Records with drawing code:
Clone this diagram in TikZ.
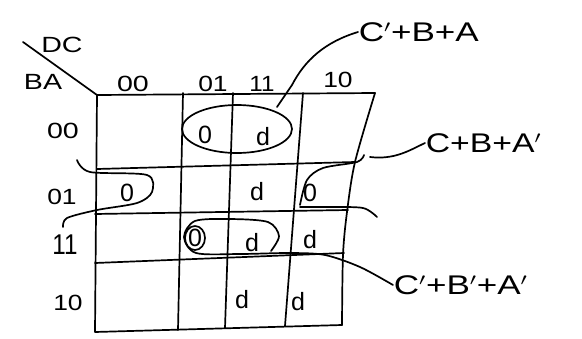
\documentclass[tikz,border=0pt]{standalone}
\usepackage{fontspec}
\setmainfont{Liberation Sans}
\begin{document}
\begin{tikzpicture}[x=1pt,y=-1pt, line width=1.7pt, line join=round, line cap=round,
  lbl/.style={font=\fontsize{22}{22}\selectfont, inner sep=0pt},
  cell/.style={font=\fontsize{25}{25}\selectfont, inner sep=0pt},
  expr/.style={font=\fontsize{27}{27}\selectfont, inner sep=0pt, anchor=west}]
\useasboundingbox (0,0) rectangle (582,338);
% grid
\coordinate (TL) at (97,95);
\coordinate (TR) at (375,93);
\coordinate (BL) at (95,332);
\coordinate (BR) at (342,325);
\draw (BR) -- (BL) -- (TL) -- (TR);
\draw plot[smooth] coordinates {(375,93) (355,162) (347,212) (343,255) (342,325)};
\draw (97,169) -- (355,162);
\draw (95,214) -- (348,210);
\draw (95,263) -- (344,253);
\draw (183,93) -- (178,330);
\draw (233,93) -- (225,328);
\draw (303,93) -- (285,326);
% corner
\coordinate (D0) at (23,42);
\draw (D0) -- (TL);
\node[lbl] (dc) at (62,45) {\scalebox{1.3}[1]{DC}};
\node[lbl] (ba) at (43,82) {\scalebox{1.3}[1]{BA}};
% column labels
\node[lbl] (c00) at (133,84) {\scalebox{1.3}[1]{00}};
\node[lbl] (c01) at (213,84) {\scalebox{1.2}[1]{01}};
\node[lbl] (c11) at (262,84) {\scalebox{1.1}[1]{11}};
\node[lbl] (c10) at (338,80) {\scalebox{1.2}[1]{10}};
% row labels
\node[lbl] (r00) at (63,131) {\scalebox{1.3}[1]{00}};
\node[lbl] (r01) at (62,197) {\scalebox{1.2}[1]{01}};
\node[lbl] (r11) at (65,245) {\scalebox{1.1}[1.3]{11}};
\node[lbl] (r10) at (68,303) {\scalebox{1.2}[1]{10}};
% cells
\node[cell] (a1) at (205,135) {0};
\node[cell] (a2) at (263,137) {d};
\node[cell] (b1) at (127,193) {0};
\node[cell] (b2) at (257,192) {d};
\node[cell] (b3) at (310,193) {0};
\node[cell] (e1) at (195,238) {0};
\node[cell] (e2) at (252,243) {d};
\node[cell] (e3) at (310,240) {d};
\node[cell] (f1) at (242,300) {d};
\node[cell] (f2) at (298,302) {d};
\draw (e1) ellipse [x radius=10, y radius=12];
% group 1
\draw (237,129) ellipse [x radius=55, y radius=24];
\node[expr] (g1) at (358,32) {\scalebox{1.3}[1]{C$'$+B+A}};
\coordinate (g1a) at (277,107);
\draw (g1a) -- (292,85) .. controls (305,60) and (325,42) .. (g1.west);
% group 2
\draw plot[smooth] coordinates {(77,160) (90,172) (147,175) (152,192) (137,203) (97,210) (67,218) (63,227)};
\draw plot[smooth] coordinates {(300,205) (307,180) (323,168) (357,162) (364,155)};
\draw plot[smooth] coordinates {(300,207) (330,207) (363,208) (377,217)};
\node[expr] (g2) at (425,143) {\scalebox{1.25}[1]{C+B+A$'$}};
\coordinate (g2a) at (370,157);
\draw (g2a) .. controls (395,160) and (410,150) .. (g2.west);
% group 3
\node[expr] (g3) at (393,285) {\scalebox{1.3}[1]{C$'$+B$'$+A$'$}};
\draw plot[smooth] coordinates {(271,251) (279,236) (268,222) (230,219) (195,221) (184,237) (196,253) (240,254) (290,253) (325,255) (360,267) (g3.west)};
\end{tikzpicture}
\end{document}
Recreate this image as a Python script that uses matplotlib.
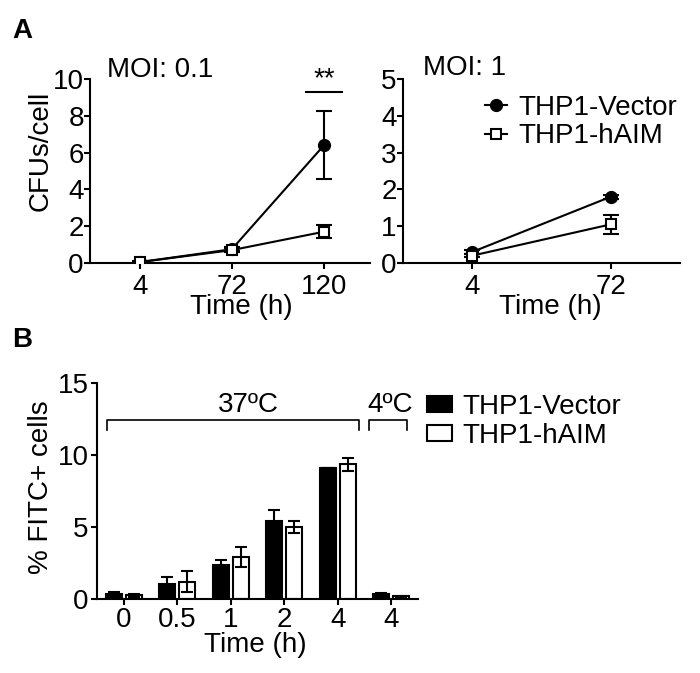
import matplotlib.pyplot as plt
from matplotlib.patches import Patch
import numpy as np

plt.rcParams['font.family'] = ['Liberation Sans', 'DejaVu Sans']
plt.rcParams['font.size'] = 20

# panel A, MOI 0.1
moi01_times = ["4", "72", "120"]
moi01_vector = [0.05, 0.75, 6.4]
moi01_vector_err = [0.05, 0.1, 1.85]
moi01_haim = [0.05, 0.7, 1.7]
moi01_haim_err = [0.05, 0.1, 0.35]

# panel A, MOI 1
moi1_times = ["4", "72"]
moi1_vector = [0.3, 1.8]
moi1_vector_err = [0.05, 0.05]
moi1_haim = [0.2, 1.05]
moi1_haim_err = [0.05, 0.25]

# panel B, uptake (last group is 4 C)
uptake_times = ["0", "0.5", "1", "2", "4", "4"]
uptake_vector = [0.35, 1.05, 2.35, 5.4, 9.1, 0.37]
uptake_vector_err = [0.1, 0.45, 0.35, 0.75, 0.0, 0.05]
uptake_haim = [0.25, 1.2, 2.9, 5.0, 9.35, 0.2]
uptake_haim_err = [0.1, 0.75, 0.7, 0.4, 0.45, 0.03]

names = ["THP1-Vector", "THP1-hAIM"]
LW = 1.5


def style_axis(ax):
  for side in ["top", "right"]:
    ax.spines[side].set_visible(False)
  for side in ["left", "bottom"]:
    ax.spines[side].set_linewidth(LW)
  ax.tick_params(width=LW, length=4, labelsize=20)


def plot_lines(ax, times, vec, vecErr, haim, haimErr):
  x = np.arange(len(times))
  ax.errorbar(x, vec, yerr=vecErr, fmt="none", ecolor="k", elinewidth=LW, capsize=6, capthick=LW, zorder=2)
  ax.plot(x, vec, color="k", lw=LW, marker="o", ms=8.5, label=names[0], zorder=3)
  ax.errorbar(x, haim, yerr=haimErr, fmt="none", ecolor="k", elinewidth=LW, capsize=6, capthick=LW, zorder=4)
  ax.plot(x, haim, color="k", lw=LW, marker="s", ms=7, mfc="white", mec="k", mew=LW, label=names[1], zorder=5)
  ax.set_xticks(x)
  ax.set_xticklabels(times)
  style_axis(ax)
  ax.tick_params(axis="x", pad=4)
  ax.tick_params(axis="y", pad=0.5)


fig = plt.figure(figsize=(7, 6.73), dpi=100)

# A left
ax1 = fig.add_axes([0.1286, 0.6092, 0.4, 0.2734])
plot_lines(ax1, moi01_times, moi01_vector, moi01_vector_err, moi01_haim, moi01_haim_err)
ax1.set_xlim(-0.54, 2.5)
ax1.set_ylim(0, 10)
ax1.set_yticks([0, 2, 4, 6, 8, 10])
ax1.set_ylabel("CFUs/cell", va="center")
ax1.yaxis.set_label_coords(-0.175, 0.609)
ax1.set_xlabel("Time (h)", va="center")
ax1.xaxis.set_label_coords(0.541, -0.238)
ax1.text(0.06, 1.05, "MOI: 0.1", transform=ax1.transAxes, va="center", ha="left")
ax1.plot([1.8, 2.2], [9.3, 9.3], color="k", lw=LW, clip_on=False)
ax1.text(2, 10.0, "**", ha="center", va="center")

# A right
ax2 = fig.add_axes([0.5757, 0.6092, 0.3957, 0.2734])
plot_lines(ax2, moi1_times, moi1_vector, moi1_vector_err, moi1_haim, moi1_haim_err)
ax2.set_xlim(-0.5, 1.5)
ax2.set_ylim(0, 5)
ax2.set_yticks([0, 1, 2, 3, 4, 5])
ax2.set_xlabel("Time (h)", va="center")
ax2.xaxis.set_label_coords(0.531, -0.238)
ax2.text(0.072, 1.06, "MOI: 1", transform=ax2.transAxes, va="center", ha="left")
ax2.legend(loc="upper left", bbox_to_anchor=(0.296, 0.915), frameon=False,
           handlelength=0.8, handletextpad=0.4, borderpad=0, borderaxespad=0,
           labelspacing=0.1, fontsize=20)

# B
ax3 = fig.add_axes([0.1386, 0.11, 0.4586, 0.321])
x = np.arange(len(uptake_times))
w = 0.3
off = 0.19
ax3.bar(x - off, uptake_vector, w, color="k", edgecolor="k", lw=LW, zorder=2)
ax3.errorbar(x - off, uptake_vector, yerr=uptake_vector_err, fmt="none", ecolor="k",
             elinewidth=LW, capsize=4.3, capthick=LW, zorder=3)
ax3.bar(x + off, uptake_haim, w, color="white", edgecolor="k", lw=LW, zorder=2)
ax3.errorbar(x + off, uptake_haim, yerr=uptake_haim_err, fmt="none", ecolor="k",
             elinewidth=LW, capsize=4.3, capthick=LW, zorder=3)
ax3.set_xticks(x)
ax3.set_xticklabels(uptake_times)
ax3.set_xlim(-0.5, 5.5)
ax3.set_ylim(0, 15)
ax3.set_yticks([0, 5, 10, 15])
style_axis(ax3)
ax3.tick_params(axis="x", pad=2)
ax3.tick_params(axis="y", pad=2)
ax3.set_ylabel("% FITC+ cells", va="center")
ax3.yaxis.set_label_coords(-0.174, 0.518)
ax3.set_xlabel("Time (h)", va="center")
ax3.xaxis.set_label_coords(0.492, -0.213)

# temperature brackets
ax3.plot([-0.32, -0.32, 4.4, 4.4], [11.7, 12.4, 12.4, 11.7], color="k", lw=1.2, clip_on=False)
ax3.plot([4.59, 4.59, 5.3, 5.3], [11.7, 12.4, 12.4, 11.7], color="k", lw=1.2, clip_on=False)
ax3.text(2.33, 12.6, "37ºC", ha="center", va="bottom")
ax3.text(4.98, 12.6, "4ºC", ha="center", va="bottom")

handles = [Patch(facecolor="k", edgecolor="k", lw=LW), Patch(facecolor="white", edgecolor="k", lw=LW)]
ax3.legend(handles, names, loc="upper left", bbox_to_anchor=(1.028, 0.95), frameon=False,
           handlelength=0.9, handleheight=0.5, handletextpad=0.36, borderpad=0,
           borderaxespad=0, labelspacing=0.1, fontsize=20)

fig.text(12 / 700, 1 - 31 / 673, "A", fontsize=20, fontweight="bold", va="center", ha="left")
fig.text(12 / 700, 1 - 340 / 673, "B", fontsize=20, fontweight="bold", va="center", ha="left")

fig.savefig("out.png", dpi=100)
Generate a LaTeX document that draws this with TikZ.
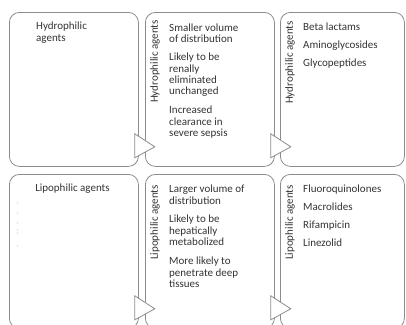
\documentclass[tikz,border=0pt]{standalone}
\usepackage{fontspec}
\setmainfont{Carlito}
\definecolor{boxgray}{HTML}{8C8C8C}
\definecolor{txtgray}{HTML}{333333}
\definecolor{dotgray}{HTML}{C4C4C4}
\begin{document}
\begin{tikzpicture}[x=1pt,y=-1pt,
  box/.style={draw=boxgray, line width=0.8pt, rounded corners=10pt, anchor=north west, inner sep=0pt, minimum height=154pt},
  tri/.style={draw=boxgray, fill=white, line width=0.8pt, line join=miter},
  txt/.style={text=txtgray, font=\fontsize{11}{11.3}\selectfont, align=left, inner sep=0pt, anchor=north west},
  vlab/.style={text=txtgray, font=\fontsize{11}{11.3}\selectfont, rotate=90, inner sep=0pt}]
\useasboundingbox (0,0) rectangle (406,324);
\clip (0,0) rectangle (406,324);
% boxes
\node[box, minimum width=129pt] (b1) at (9,12) {};
\node[box, minimum width=129pt] (b2) at (145,12) {};
\node[box, minimum width=124pt] (b3) at (280,12) {};
\node[box, minimum width=129pt] (b4) at (9,174) {};
\node[box, minimum width=129pt] (b5) at (145,174) {};
\node[box, minimum width=124pt] (b6) at (280,174) {};
% triangles between boxes
\draw[tri] ([shift={(-4,-33)}]b1.south east) -- ([shift={(16,-20)}]b1.south east) -- ([shift={(-4,-9)}]b1.south east) -- cycle;
\draw[tri] ([shift={(-4,-33)}]b2.south east) -- ([shift={(16,-20)}]b2.south east) -- ([shift={(-4,-9)}]b2.south east) -- cycle;
\draw[tri] ([shift={(-4,-33)}]b4.south east) -- ([shift={(16,-20)}]b4.south east) -- ([shift={(-4,-9)}]b4.south east) -- cycle;
\draw[tri] ([shift={(-4,-33)}]b5.south east) -- ([shift={(16,-20)}]b5.south east) -- ([shift={(-4,-9)}]b5.south east) -- cycle;
% box 1
\node[txt] (t1) at (36,22) {Hydrophilic\\agents};
% box 2
\node[vlab] (v2) at (155,61.5) {Hydrophilic agents};
\node[txt] (t2a) at (169,23.5) {Smaller volume\\of distribution};
\node[txt] (t2b) at (169,53) {Likely to be\\renally\\eliminated\\unchanged};
\node[txt] (t2c) at (169,106) {Increased\\clearance in\\severe sepsis};
% box 3
\node[vlab] (v3) at (290,62.5) {Hydrophilic agents};
\node[txt] (t3a) at (303,23) {Beta lactams};
\node[txt] (t3b) at (303,41) {Aminoglycosides};
\node[txt] (t3c) at (303,59) {Glycopeptides};
% box 4
\node[txt, anchor=north] (t4) at (72.5,184) {Lipophilic agents};
\foreach \yy in {203,213,223,230,233,246}
  \fill[dotgray] (17.5,\yy) circle (0.6pt);
% box 5
\node[vlab] (v5) at (155,222.5) {Lipophilic agents};
\node[txt] (t5a) at (169,185) {Larger volume of\\distribution};
\node[txt] (t5b) at (169,215) {Likely to be\\hepatically\\metabolized};
\node[txt] (t5c) at (169,257) {More likely to\\penetrate deep\\tissues};
% box 6
\node[vlab] (v6) at (290,222.5) {Lipophilic agents};
\node[txt] (t6a) at (303,185) {Fluoroquinolones};
\node[txt] (t6b) at (303,203) {Macrolides};
\node[txt] (t6c) at (303,221) {Rifampicin};
\node[txt] (t6d) at (303,239) {Linezolid};
\end{tikzpicture}
\end{document}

Exercise requirements: Using the listing, say how many lines include the word "this", and add nothing else.

Result below: 3